**PROBLEM REQUIREMENTS:**
Retype word for word the first line of the listing and each line after it up to the line with "289, 343, 281]", with the pictures taken out.

**DATA:**
[start]

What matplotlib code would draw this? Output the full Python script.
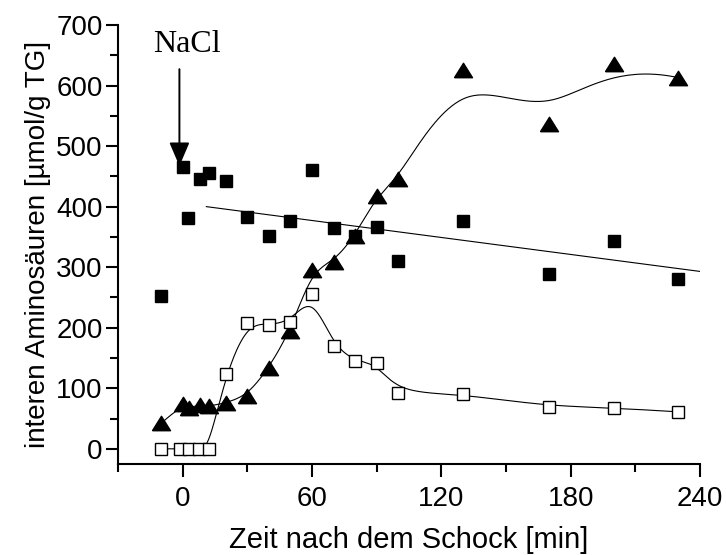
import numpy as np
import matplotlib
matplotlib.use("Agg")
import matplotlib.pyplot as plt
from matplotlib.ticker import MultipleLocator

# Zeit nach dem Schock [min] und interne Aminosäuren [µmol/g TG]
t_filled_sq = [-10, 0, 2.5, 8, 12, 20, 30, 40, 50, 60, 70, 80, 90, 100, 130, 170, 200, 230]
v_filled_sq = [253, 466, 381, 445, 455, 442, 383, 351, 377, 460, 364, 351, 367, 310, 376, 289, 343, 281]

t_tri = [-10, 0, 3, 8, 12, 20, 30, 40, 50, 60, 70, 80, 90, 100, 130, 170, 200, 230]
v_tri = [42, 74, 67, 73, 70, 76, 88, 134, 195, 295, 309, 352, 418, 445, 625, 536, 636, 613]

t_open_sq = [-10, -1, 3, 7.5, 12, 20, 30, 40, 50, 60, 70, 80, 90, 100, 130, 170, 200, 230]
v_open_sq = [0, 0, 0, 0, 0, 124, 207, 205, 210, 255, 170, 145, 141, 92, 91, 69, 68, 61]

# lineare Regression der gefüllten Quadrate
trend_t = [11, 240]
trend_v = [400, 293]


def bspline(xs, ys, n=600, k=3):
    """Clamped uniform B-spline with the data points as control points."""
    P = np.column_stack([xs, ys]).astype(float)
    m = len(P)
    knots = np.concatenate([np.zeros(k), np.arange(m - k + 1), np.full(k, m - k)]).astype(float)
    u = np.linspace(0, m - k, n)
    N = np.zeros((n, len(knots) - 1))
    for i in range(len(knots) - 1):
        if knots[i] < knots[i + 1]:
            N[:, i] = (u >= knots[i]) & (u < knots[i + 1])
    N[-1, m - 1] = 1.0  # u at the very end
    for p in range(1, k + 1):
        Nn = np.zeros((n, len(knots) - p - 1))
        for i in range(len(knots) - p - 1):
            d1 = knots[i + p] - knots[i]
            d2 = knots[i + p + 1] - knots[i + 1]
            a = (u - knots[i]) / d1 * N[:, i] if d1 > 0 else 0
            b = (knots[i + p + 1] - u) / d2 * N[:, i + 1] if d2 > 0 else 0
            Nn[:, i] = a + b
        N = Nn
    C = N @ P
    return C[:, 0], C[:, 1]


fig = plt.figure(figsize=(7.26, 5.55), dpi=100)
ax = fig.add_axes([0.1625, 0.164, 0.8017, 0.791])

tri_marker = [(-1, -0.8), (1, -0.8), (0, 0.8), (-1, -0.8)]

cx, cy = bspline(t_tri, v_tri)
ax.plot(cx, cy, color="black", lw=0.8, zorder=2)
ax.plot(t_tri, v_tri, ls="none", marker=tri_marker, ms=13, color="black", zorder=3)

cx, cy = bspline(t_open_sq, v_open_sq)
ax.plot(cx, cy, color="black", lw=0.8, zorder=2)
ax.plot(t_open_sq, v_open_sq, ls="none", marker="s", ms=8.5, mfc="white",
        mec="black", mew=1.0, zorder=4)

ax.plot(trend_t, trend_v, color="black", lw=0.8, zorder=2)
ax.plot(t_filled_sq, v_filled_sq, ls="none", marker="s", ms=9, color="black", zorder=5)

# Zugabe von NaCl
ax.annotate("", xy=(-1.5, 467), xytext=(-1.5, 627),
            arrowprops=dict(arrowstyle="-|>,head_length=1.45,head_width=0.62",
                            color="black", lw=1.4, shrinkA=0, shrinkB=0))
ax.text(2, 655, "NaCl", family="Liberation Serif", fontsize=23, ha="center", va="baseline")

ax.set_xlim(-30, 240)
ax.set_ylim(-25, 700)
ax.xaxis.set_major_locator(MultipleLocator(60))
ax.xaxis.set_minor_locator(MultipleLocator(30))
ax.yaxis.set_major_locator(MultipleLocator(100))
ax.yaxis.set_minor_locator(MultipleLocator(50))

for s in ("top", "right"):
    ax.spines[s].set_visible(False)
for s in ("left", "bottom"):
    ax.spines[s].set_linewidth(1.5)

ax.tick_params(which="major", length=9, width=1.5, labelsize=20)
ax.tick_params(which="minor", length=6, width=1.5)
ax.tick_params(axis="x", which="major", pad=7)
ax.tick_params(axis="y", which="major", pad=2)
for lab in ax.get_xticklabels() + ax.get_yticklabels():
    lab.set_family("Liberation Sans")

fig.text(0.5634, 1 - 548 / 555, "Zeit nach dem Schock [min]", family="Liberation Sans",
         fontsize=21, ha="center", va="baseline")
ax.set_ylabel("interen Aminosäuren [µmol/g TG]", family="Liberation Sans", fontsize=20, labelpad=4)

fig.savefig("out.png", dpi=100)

[end]

**PROBLEM SOLUTION:**
What matplotlib code would draw this? Output the full Python script.
import numpy as np
import matplotlib
matplotlib.use("Agg")
import matplotlib.pyplot as plt
from matplotlib.ticker import MultipleLocator

# Zeit nach dem Schock [min] und interne Aminosäuren [µmol/g TG]
t_filled_sq = [-10, 0, 2.5, 8, 12, 20, 30, 40, 50, 60, 70, 80, 90, 100, 130, 170, 200, 230]
v_filled_sq = [253, 466, 381, 445, 455, 442, 383, 351, 377, 460, 364, 351, 367, 310, 376, 289, 343, 281]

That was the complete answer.